Tuesday, May 27, 2008

World Telecom confab opens in Accra...Daily Graphic (Spread)... Tues May 27/08

Story Rebecca Quaicoe Duho
GHANA is hosting a three-day international telecommunication forum in Accra as a prelude to the World Telecommunication Standardisation Assembly (WTSA) to be held in October this year in Johannesburg, South Africa.
The forum, which began today, is a preparatory meeting being organised by the International Telecommunications Union (ITU) on the theme, “Bridging the ICT standardisation gap in developing countries for the Africa Region”.
Participants drawn from different countries in Africa include those from national regulatory bodies, government officials, telecommunication operators and service providers and they will deliberate on standardisation issues of common concern to the continent, as well as consider relevant issues and adopt common proposals for presentation to the WTSA.

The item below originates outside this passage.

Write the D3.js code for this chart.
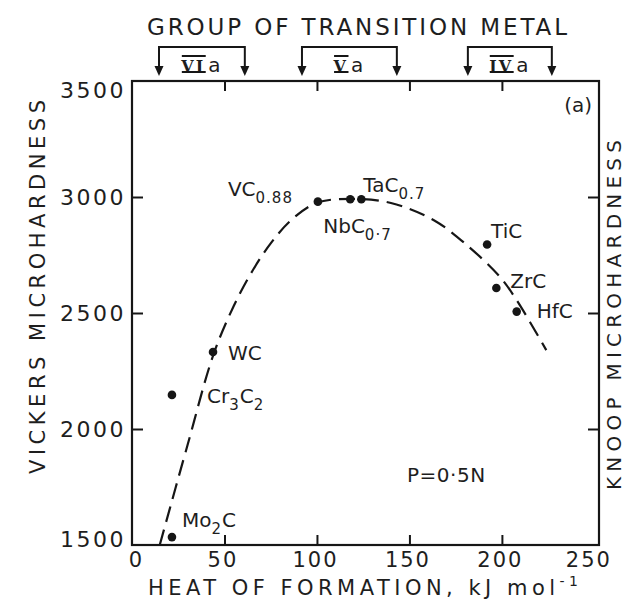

Towards the WTSA meeting, the various regions which, include Africa, Arab, Asia-Pacific, the Caribbean, America and Eastern and Western Europe of the ITU, conduct their preparatory meetings to come up with issues of concern to their various continents.
The Minister of Communications, Dr Benjamin Aggrey Ntim, in a keynote address, said Ghana’s ICT policy statement set out the road map for the development of an information society and economy and provided a basis for facilitating accelerated national development.
“With the policy, Ghana has pledged to further develop the country’s ICT ambitions, focusing on improving the quality of its entrepreneurs and status as an outsourcing destination,” he said.
He added that Ghana’s ICT policy document had identified 14 priority areas, along with key drivers of the policy, which he enumerated as accelerated human resource development, promoting ICT in education, facilitating government administration, facilitating the development of the private sector, modernisation of agriculture, deployment and spread of ICT in the community and the promotion of national health.
The rest were rapid ICT physical infrastructure development, legal, regulatory and institutional framework, facilitating national security and law and order.
The Director of the Telecommunications Standardisation Bureau, Mr Malcolm Johnson, in an opening remark, said the African Region had an important role to play in the process of standardising telecommunication across the globe.
Standardisation, he said, was a complex business and that it was getting more complex by the day, but added that standards were essential for international communications and global trade.
Mr Johnson, who enumerated some of the benefits of standardisation, said global standards avoided costly market battles over preferred technologies, saying companies from emerging markets created a level playing field which provided access to new markets.
He added that they were an essential aid to developing countries in building their infrastructure and encouraging economic development, saying that they could reduce costs for manufacturers, operators and consumers through economies of scale.
In his welcoming address, the Secretary-General of the African Telecommunications Union, Dr Akossi Akossi, was of the conviction that the outcome of the forum would fulfil the union’s expectation of improving infrastructure for attaining industrialisation by 2015, as well as improving the way businesses were done on the continent.
He was hopeful that the forum would help identify components for the retention of skilled human resource, especially ICT skills, within the continent.